8. Very significant is the formulation in the Pastoral Constitution Gaudium et spes, no. 12, where this “community” is defined as a “communio personarum.”

9. With respect to this matter, I have elaborated the concept of the “personalistic norm.” See my Love and Responsibility trans. H. Willetts (New York: Farrar, Straus, Giroux, 1981), p. 41.

10. We find thought in Decartes, Kant, Husserl; it also reverberates in the development and contemporary state of Thomistic anthropology based on the premises of realism and objectivism.

11. See Summa theologiae, 1-2, 93, 2.

12. See Pius XII: In virtue of this principle the individual members are subordinate to the body in its totality, and must be subordinated to it in case of conflict. As a result, the one who has received the use of the whole organism has the right to sacrifice a particular member if the preservation or functioning of this member causes notable harm to the whole, a harm impossible to avoid in any other way” (Address to the Participants in the 26th Congress of the Association of Italian Urologists, 8 October 1953, AAS 45 (1953) 673-679). In what follows the pope declared that sterilization that prevents pregnancy is not morally admissible because it does not correspond to the conditions set forth in the “principle of totality.” Fertility itself does not pose a danger to the organism.
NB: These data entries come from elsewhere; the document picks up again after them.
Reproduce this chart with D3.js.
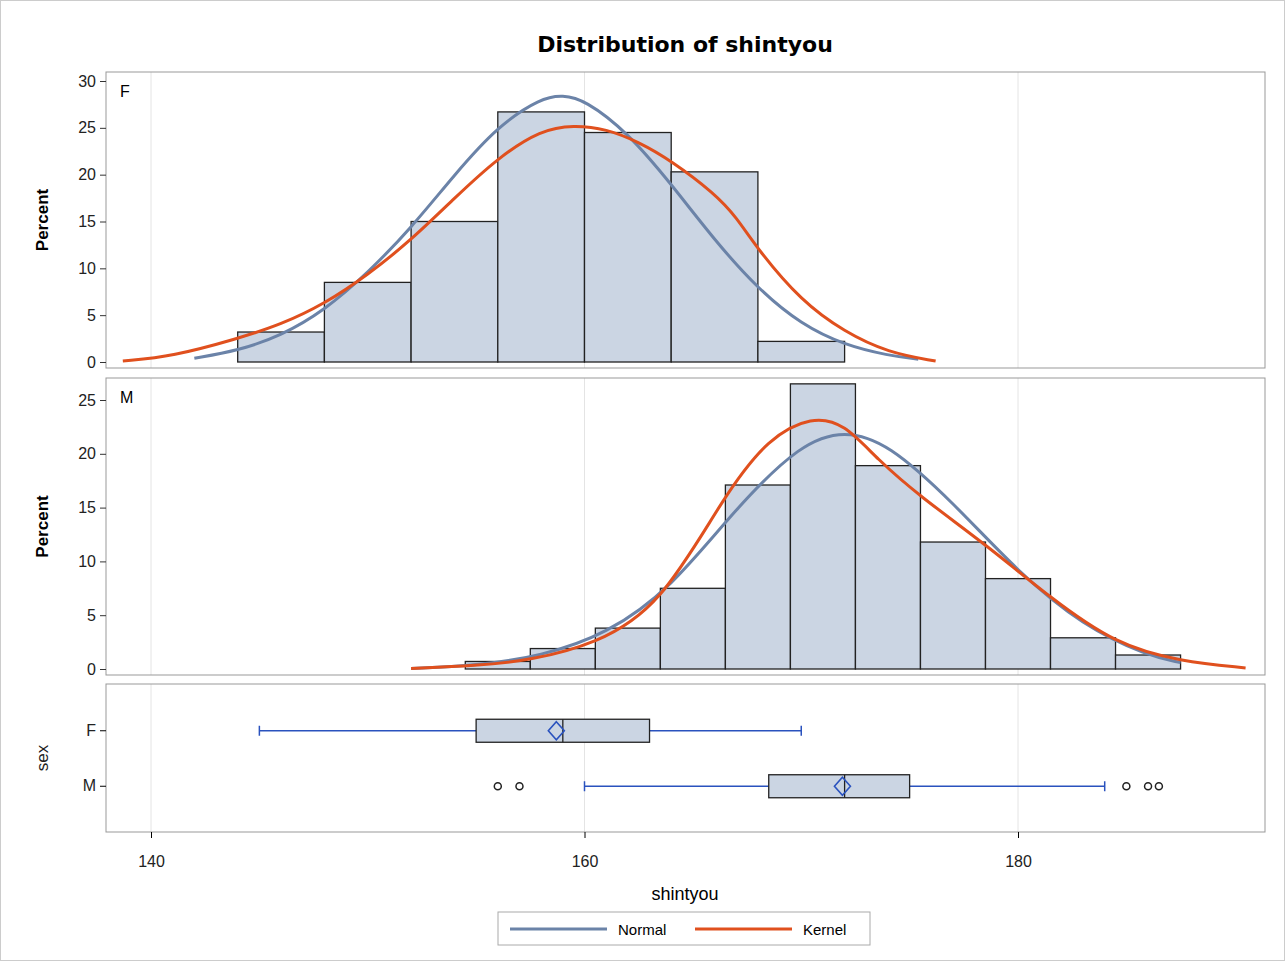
<!DOCTYPE html>
<html><head><meta charset="utf-8">
<script src="https://cdn.jsdelivr.net/npm/d3@7"></script>
<style>body{margin:0;background:#fff;font-family:"Liberation Sans",Arial,sans-serif}</style>
</head><body>
<svg id="chart" width="1285" height="961"></svg>
<script>
// histogram bins [lo, hi, percent]
const binsF = [[144,148,3.2],[148,152,8.5],[152,156,15],[156,160,26.7],[160,164,24.5],[164,168,20.3],[168,172,2.2]];
const binsM = [[154.5,157.5,0.7],[157.5,160.5,1.9],[160.5,163.5,3.8],[163.5,166.5,7.5],[166.5,169.5,17.1],[169.5,172.5,26.5],
  [172.5,175.5,18.9],[175.5,178.5,11.8],[178.5,181.5,8.4],[181.5,184.5,2.9],[184.5,187.5,1.3]];
// curves [x, percent]
const normalF = [[142,0.4],[144,1.2],[146,2.8],[148,5.5],[150,9.5],[152,14.3],[154,20],[156,25.2],[158,28.2],[159,28.5],[160,28],[162,24.5],[164,19],[166,13],[168,7.8],[170,4],[172,1.8],[174,0.7],[175.4,0.3]];
const kernelF = [[138.7,0.1],[141,0.6],[144,2.5],[146,4],[148,6.2],[150,9.3],[152,13],[154,17.5],[156,21.8],[158,24.8],[159.5,25.3],[161,24.9],[162.5,23.5],[164,21.5],[166,18],[167,15.5],[168,12],[170,6.5],[172,3.2],[174,1],[176.2,0.1]];
const normalM = [[152,0.05],[155,0.3],[158,1.2],[161,3.2],[164,7.5],[167,15],[170,21],[172,22.2],[174,21],[177,15.5],[180,9],[183,4],[186,1.2],[187.5,0.6]];
const kernelM = [[152,0.05],[155,0.3],[157.5,0.8],[160.5,2.3],[163.5,5.8],[166.5,16.3],[168.5,21.5],[170.5,23.5],[172,22.8],[173.5,19.5],[175.5,16],[178.5,11.6],[181.5,6.6],[184.5,2.3],[187.5,0.7],[190.5,0.1]];
// box plots
const boxes = [
  {sex:"F", lo:145, q1:155, med:159, q3:163, hi:170, mean:158.7, outliers:[]},
  {sex:"M", lo:160, q1:168.5, med:172, q3:175, hi:184, mean:171.9, outliers:[156,157,185,186,186.5]}
];
const xTicks = [140,160,180];

const svg = d3.select("#chart");
svg.append("rect").attr("x",0.5).attr("y",0.5).attr("width",1284).attr("height",960).attr("fill","none").attr("stroke","#ccc");
const L = 106, R = 1265;
const x = d3.scaleLinear().domain([140,180]).range([151,1018]);
const blue = "#6b83a8", red = "#e0501e", fill = "#cbd5e3";

svg.append("text").attr("x",685).attr("y",52).attr("text-anchor","middle")
  .attr("font-family","DejaVu Sans").attr("font-size",22).attr("font-weight","bold").text("Distribution of shintyou");

function grid(top, bot) {
  svg.append("g").selectAll("line").data(xTicks).join("line")
    .attr("x1",d=>x(d)).attr("x2",d=>x(d)).attr("y1",top).attr("y2",bot).attr("stroke","#e4e4e4");
}
function frame(top, bot) {
  svg.append("rect").attr("x",L).attr("y",top).attr("width",R-L).attr("height",bot-top)
    .attr("fill","none").attr("stroke","#999");
}

function histPanel(top, bot, yDomain, yRange, ticks, bins, nrm, ker, label) {
  const y = d3.scaleLinear().domain(yDomain).range(yRange);
  grid(top, bot);
  svg.append("g").selectAll("rect").data(bins).join("rect")
    .attr("x",d=>x(d[0])).attr("width",d=>x(d[1])-x(d[0]))
    .attr("y",d=>y(d[2])).attr("height",d=>y(0)-y(d[2]))
    .attr("fill",fill).attr("stroke","#222").attr("stroke-width",1.3);
  const line = d3.line().x(d=>x(d[0])).y(d=>y(d[1])).curve(d3.curveBasis);
  svg.append("path").attr("d",line(nrm)).attr("fill","none").attr("stroke",blue).attr("stroke-width",3);
  svg.append("path").attr("d",line(ker)).attr("fill","none").attr("stroke",red).attr("stroke-width",3);
  frame(top, bot);
  const ax = svg.append("g").attr("transform",`translate(${L},0)`)
    .call(d3.axisLeft(y).tickValues(ticks).tickSize(6).tickPadding(4));
  ax.select(".domain").remove();
  ax.selectAll("text").attr("font-size",16).attr("fill","#222");
  ax.selectAll("line").attr("stroke","#333");
  svg.append("text").attr("transform",`translate(48,${(top+bot)/2}) rotate(-90)`).attr("text-anchor","middle")
    .attr("font-size",17).attr("font-weight","bold").text("Percent");
  svg.append("text").attr("x",120).attr("y",top+25).attr("font-size",16).text(label);
}

histPanel(72, 368, [0,30], [362,81], [0,5,10,15,20,25,30], binsF, normalF, kernelF, "F");
histPanel(378, 675, [0,25], [669,400], [0,5,10,15,20,25], binsM, normalM, kernelM, "M");

// box panel
const bTop = 684, bBot = 832;
grid(bTop, bBot);
const yb = d3.scaleBand().domain(["F","M"]).range([703,814]).padding(0);
const bh = 23, bc = "#2a52be";
boxes.forEach(b => {
  const cy = yb(b.sex) + yb.bandwidth()/2;
  const g = svg.append("g");
  g.append("line").attr("x1",x(b.lo)).attr("x2",x(b.q1)).attr("y1",cy).attr("y2",cy).attr("stroke",bc).attr("stroke-width",1.5);
  g.append("line").attr("x1",x(b.q3)).attr("x2",x(b.hi)).attr("y1",cy).attr("y2",cy).attr("stroke",bc).attr("stroke-width",1.5);
  [b.lo,b.hi].forEach(v => g.append("line").attr("x1",x(v)).attr("x2",x(v)).attr("y1",cy-5).attr("y2",cy+5).attr("stroke",bc).attr("stroke-width",1.5));
  g.append("rect").attr("x",x(b.q1)).attr("y",cy-bh/2).attr("width",x(b.q3)-x(b.q1)).attr("height",bh)
    .attr("fill",fill).attr("stroke","#222").attr("stroke-width",1.3);
  g.append("line").attr("x1",x(b.med)).attr("x2",x(b.med)).attr("y1",cy-bh/2).attr("y2",cy+bh/2).attr("stroke","#222").attr("stroke-width",1.3);
  const mx = x(b.mean);
  g.append("path").attr("d",`M${mx},${cy-9}L${mx+8},${cy}L${mx},${cy+9}L${mx-8},${cy}Z`).attr("fill","none").attr("stroke",bc).attr("stroke-width",1.6);
  g.selectAll("circle").data(b.outliers).join("circle").attr("cx",d=>x(d)).attr("cy",cy).attr("r",3.5)
    .attr("fill","none").attr("stroke","#222").attr("stroke-width",1.5);
});
frame(bTop, bBot);
const ay = svg.append("g").attr("transform",`translate(${L},0)`).call(d3.axisLeft(yb).tickSize(6).tickPadding(4));
ay.select(".domain").remove();
ay.selectAll("text").attr("font-size",16).attr("fill","#222");
svg.append("text").attr("transform",`translate(48,${(bTop+bBot)/2}) rotate(-90)`).attr("text-anchor","middle")
  .attr("font-size",17).attr("fill","#222").text("sex");

// x axis
const axx = svg.append("g").attr("transform",`translate(0,${bBot})`).call(d3.axisBottom(x).tickValues(xTicks).tickSize(6).tickPadding(18));
axx.select(".domain").remove();
axx.selectAll("text").attr("font-size",16).attr("fill","#222");
svg.append("text").attr("x",685).attr("y",900).attr("text-anchor","middle").attr("font-size",18).text("shintyou");

// legend
const lg = svg.append("g");
lg.append("rect").attr("x",498).attr("y",912).attr("width",372).attr("height",33).attr("fill","none").attr("stroke","#aaa");
[["Normal",blue,510],["Kernel",red,695]].forEach(([t,c,lx]) => {
  lg.append("line").attr("x1",lx).attr("x2",lx+97).attr("y1",929).attr("y2",929).attr("stroke",c).attr("stroke-width",3);
  lg.append("text").attr("x",lx+108).attr("y",935).attr("font-size",15).text(t);
});
</script>
</body></html>
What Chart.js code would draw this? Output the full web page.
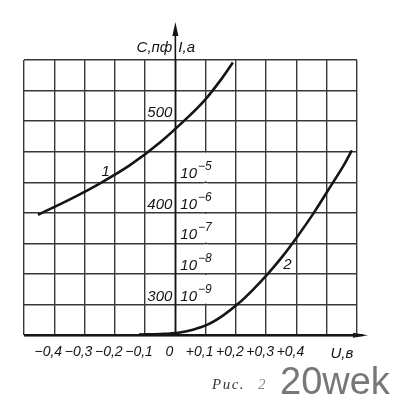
<!DOCTYPE html>
<html>
<head>
<meta charset="utf-8">
<script src="https://cdn.jsdelivr.net/npm/chart.js@4.4.0/dist/chart.umd.min.js"></script>
<style>
  html, body { margin: 0; padding: 0; background: #fff; }
  #wrap { width: 400px; height: 405px; }
</style>
</head>
<body>
<div id="wrap"><canvas id="fig" width="400" height="405"></canvas></div>
<script>
'use strict';

// ─── Values ──────────────────────────────────────────────
// curve 1: capacitance C, pF, against bias U, V
const capU = [-0.454, -0.35, -0.25, -0.15, -0.05, 0.05, 0.10, 0.15, 0.19];
const capC = [398, 414.5, 432, 452, 477, 507, 524, 545, 564];

// curve 2: current I, A, against bias U, V (log scale)
const curU = [-0.12, -0.05, 0.01, 0.058, 0.108, 0.157, 0.207, 0.256, 0.306, 0.356, 0.405, 0.455, 0.504, 0.554, 0.583];
const curI = [1.05e-10, 1.1e-10, 1.21e-10, 1.52e-10, 2.26e-10, 4.38e-10, 1.06e-9, 3.05e-9, 1.03e-8, 4.0e-8, 1.79e-7, 9.3e-7, 5.4e-6, 3.3e-5, 1.11e-4];

// ─── Ticks / grid ────────────────────────────────────────
const uGrid = [-0.5, -0.4, -0.3, -0.2, -0.1, 0, 0.1, 0.2, 0.3, 0.4, 0.5, 0.6];
const uTicks = [-0.4, -0.3, -0.2, -0.1, 0, 0.1, 0.2, 0.3, 0.4];
const uTickLabels = ['−0,4', '−0,3', '−0,2', '−0,1', '0', '+0,1', '+0,2', '+0,3', '+0,4'];
const cGrid = [800 / 3, 300, 1000 / 3, 1100 / 3, 400, 1300 / 3, 1400 / 3, 500, 1600 / 3, 1700 / 3];
const cTicks = [300, 400, 500];
const iTickExp = [-9, -8, -7, -6, -5];
const curveLabels = [
  { text: '1', u: -0.23, axis: 'yC', v: 446 },
  { text: '2', u: 0.37, axis: 'yI', v: 2.1e-8 },
];

const INK = '#151515';
const GRID = '#383838';
const LABEL_FONT = "italic 15px 'Liberation Sans', sans-serif";

// ─── Decorations: axes arrows, labels, figure caption ────
const decor = {
  id: 'decor',
  beforeDatasetsDraw(chart) {
    // the U = +0,1 grid line is broken where the I labels sit
    const { ctx: c, scales: { x, yC } } = chart;
    const px = x.getPixelForValue(0.1);
    c.save();
    c.fillStyle = '#fff';
    for (let k = 1; k < 6; k++) {
      const y1 = yC.getPixelForValue(cGrid[k]);
      const y2 = yC.getPixelForValue(cGrid[k + 1]);
      c.fillRect(px - 2, y2 + 1, 4, y1 - y2 - 2);
    }
    c.restore();
  },
  afterDraw(chart) {
    const { ctx: c, chartArea: { top, bottom, left, right }, scales: { x, yC, yI } } = chart;
    const x0 = x.getPixelForValue(0);
    c.save();
    c.strokeStyle = INK;
    c.fillStyle = INK;

    // U axis (heavy bottom line + arrow)
    c.lineWidth = 2.2;
    c.beginPath(); c.moveTo(left, bottom); c.lineTo(right + 6, bottom); c.stroke();
    c.beginPath();
    c.moveTo(right + 11, bottom); c.lineTo(right - 4, bottom - 2.5); c.lineTo(right - 4, bottom + 2.5);
    c.closePath(); c.fill();

    // vertical axis through U = 0, with arrow
    c.lineWidth = 1.6;
    c.beginPath(); c.moveTo(x0, bottom); c.lineTo(x0, top - 30); c.stroke();
    c.beginPath();
    c.moveTo(x0, top - 38); c.lineTo(x0 - 3, top - 24); c.lineTo(x0 + 3, top - 24);
    c.closePath(); c.fill();

    c.font = LABEL_FONT;
    c.textBaseline = 'alphabetic';

    // C ticks, left of the axis
    c.textAlign = 'right';
    cTicks.forEach(v => c.fillText(String(v), x0 - 3, yC.getPixelForValue(v) - 4));

    // I ticks, right of the axis: 10^n
    iTickExp.forEach(n => {
      const y = yI.getPixelForValue(Math.pow(10, n)) - 4;
      c.font = LABEL_FONT;
      c.textAlign = 'left';
      c.fillText('10', x0 + 5, y);
      const w = c.measureText('10').width;
      c.font = "italic 12px 'Liberation Sans', sans-serif";
      c.fillText('−' + Math.abs(n), x0 + 6 + w, y - 8);
    });

    // axis titles
    c.font = LABEL_FONT;
    c.textAlign = 'right';
    c.fillText('С,пф', x0 - 3, top - 8);
    c.textAlign = 'left';
    c.fillText('I,a', x0 + 3, top - 8);
    c.textAlign = 'center';
    c.fillText('U,в', x.getPixelForValue(0.55), bottom + 23);

    // curve numbers
    curveLabels.forEach(l => {
      c.fillText(l.text, x.getPixelForValue(l.u), chart.scales[l.axis].getPixelForValue(l.v) + 5);
    });

    // caption and watermark
    c.textAlign = 'left';
    c.fillStyle = '#3a3a3a';
    c.font = "italic 15px 'Liberation Serif', serif";
    c.letterSpacing = '1.5px';
    c.fillText('Рис.', 212, 389);
    c.fillStyle = '#8a8a8a';
    c.fillText('2', 258, 389);
    c.letterSpacing = '0px';
    c.fillStyle = '#777';
    c.font = "38px 'Liberation Sans', Arial, sans-serif";
    c.fillText('20wek', 280, 394);
    c.restore();
  },
};

// ─── Chart ───────────────────────────────────────────────
const ctx = document.getElementById('fig').getContext('2d');

new Chart(ctx, {
  type: 'line',
  data: {
    datasets: [
      {
        label: 'C',
        data: capU.map((u, i) => ({ x: u, y: capC[i] })),
        yAxisID: 'yC',
        borderColor: INK,
        borderWidth: 2.6,
        pointRadius: 0,
        tension: 0.35,
      },
      {
        label: 'I',
        data: curU.map((u, i) => ({ x: u, y: curI[i] })),
        yAxisID: 'yI',
        borderColor: INK,
        borderWidth: 2.6,
        pointRadius: 0,
        tension: 0.35,
      },
    ],
  },
  options: {
    responsive: false,
    animation: false,
    devicePixelRatio: 1,
    layout: { padding: { left: 24, right: 43, top: 60, bottom: 35 } },
    scales: {
      x: {
        type: 'linear',
        min: -0.5,
        max: 0.6,
        afterBuildTicks: s => { s.ticks = uGrid.map(v => ({ value: v })); },
        ticks: {
          autoSkip: false,
          maxRotation: 0,
          padding: 9,
          labelOffset: -6,
          color: INK,
          font: { family: "'Liberation Sans', sans-serif", size: 14, style: 'italic' },
          callback: v => {
            const i = uTicks.findIndex(t => Math.abs(t - v) < 1e-6);
            return i >= 0 ? uTickLabels[i] : '';
          },
        },
        grid: { color: GRID, lineWidth: 1.4, drawTicks: false },
        border: { display: false },
      },
      yC: {
        type: 'linear',
        position: 'left',
        min: 800 / 3,
        max: 1700 / 3,
        afterBuildTicks: s => { s.ticks = cGrid.map(v => ({ value: v })); },
        ticks: { display: false },
        grid: { color: GRID, lineWidth: 1.4, drawTicks: false },
        border: { display: false },
      },
      yI: {
        type: 'logarithmic',
        position: 'right',
        min: 1e-10,
        max: 1e-1,
        display: false,
      },
    },
    plugins: {
      legend: { display: false },
      tooltip: { enabled: false },
    },
  },
  plugins: [decor],
});
</script>
</body>
</html>
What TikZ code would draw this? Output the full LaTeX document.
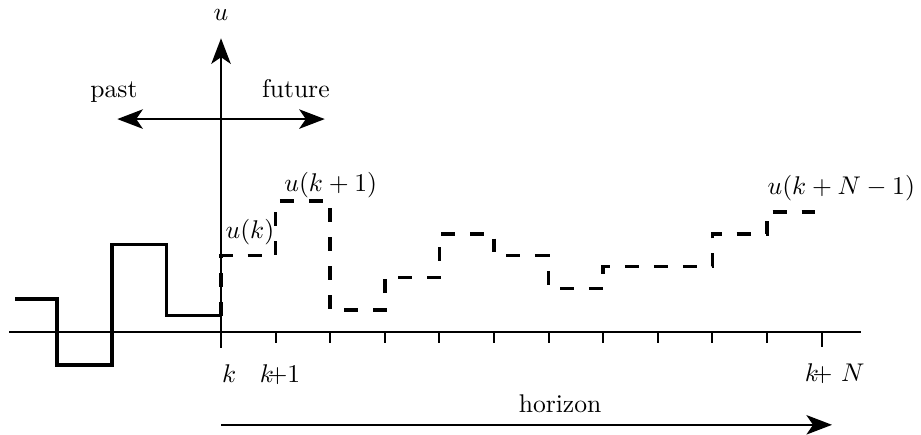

13. Thus in the encyclical we read, among other things: “The Church is the first to praise and commend the use of intelligence in a work which associates the creature in such a close way with his Creator, but she affirms that this must be done with respect for the order established by God” (Humanae vitae, no. 16).

14. These concepts have caused equivocations in the polemic that took place after the promulgation of Humanae vitae and, among other things, have led to the charge that the encyclical is biologistic. See Wprowadzenie do encikliki Humanae Vitae w “Notificationes” e Curia Metropolitana Cracoviensi, A.D. 1969, No. 1-4, translated into Italian as Introduzione all’Enciclica Humanae Vitae). Here we read, among other things: “The encyclical adopts the integrally anthropological norm and not a ‘biological’ norm in the narrow sense.”

15. Allow the author to make here a connection between the “principle of totality,” according to the meaning that has been attributed to it in the enunciations of Pius XII and, later on, in the encyclical Humanae vitae and the “global vision” of man, particularly accentuated in the latter document. Also allow the author to introduce here, in the consideration of this integral vision of man, the concepts elaborated in his own thought on the subject of the human person. See his The Acting Person, especially chapters 5 and 6; see also his intervention at the Congress of St. Thomas held in Rome and Naples on 17-24 April, 1974, “Struttura personale dell’ autodeterminazione.” The direction of the analyses in this part of the text of Humanae vitae is explained by the fact that the encyclical not only treats of the “principle of totality” but of the anthropological implications of that principle.

16. See I. Kant, Die Grundlegung zur Metaphysik der Sitten (Leipzig: Philipp Reclam, 1904), p. 65.